**Aim of the task**
Filter the records below for the word "this". Copy each line that holds it.

**Entries supplied**
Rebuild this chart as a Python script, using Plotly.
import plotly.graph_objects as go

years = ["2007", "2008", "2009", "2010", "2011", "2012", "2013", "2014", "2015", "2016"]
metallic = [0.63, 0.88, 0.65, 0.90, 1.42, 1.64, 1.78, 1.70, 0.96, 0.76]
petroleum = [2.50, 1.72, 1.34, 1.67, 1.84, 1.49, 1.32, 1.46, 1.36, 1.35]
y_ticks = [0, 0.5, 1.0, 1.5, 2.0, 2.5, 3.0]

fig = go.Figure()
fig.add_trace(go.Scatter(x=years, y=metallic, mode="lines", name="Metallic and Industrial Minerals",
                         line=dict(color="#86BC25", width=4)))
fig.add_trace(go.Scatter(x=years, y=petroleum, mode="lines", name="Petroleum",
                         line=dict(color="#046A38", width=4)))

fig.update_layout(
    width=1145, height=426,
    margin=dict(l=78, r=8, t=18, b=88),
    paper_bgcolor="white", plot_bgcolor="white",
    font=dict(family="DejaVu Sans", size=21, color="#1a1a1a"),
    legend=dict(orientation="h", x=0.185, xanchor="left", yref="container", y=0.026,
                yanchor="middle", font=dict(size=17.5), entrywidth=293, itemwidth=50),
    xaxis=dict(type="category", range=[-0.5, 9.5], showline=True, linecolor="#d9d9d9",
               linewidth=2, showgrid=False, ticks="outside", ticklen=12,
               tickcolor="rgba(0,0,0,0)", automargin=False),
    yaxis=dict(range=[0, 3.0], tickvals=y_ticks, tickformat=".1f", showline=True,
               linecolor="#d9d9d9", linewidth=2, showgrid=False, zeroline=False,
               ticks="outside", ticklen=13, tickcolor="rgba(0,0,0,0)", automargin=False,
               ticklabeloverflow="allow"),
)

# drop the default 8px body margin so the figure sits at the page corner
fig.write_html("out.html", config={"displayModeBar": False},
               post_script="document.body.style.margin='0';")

---

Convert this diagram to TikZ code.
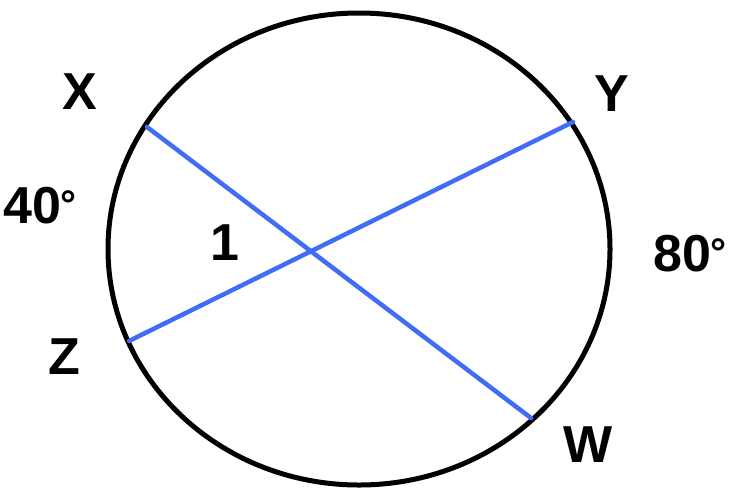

**Exercise result**
Rebuild this chart as a Python script, using Plotly.
Convert this diagram to TikZ code.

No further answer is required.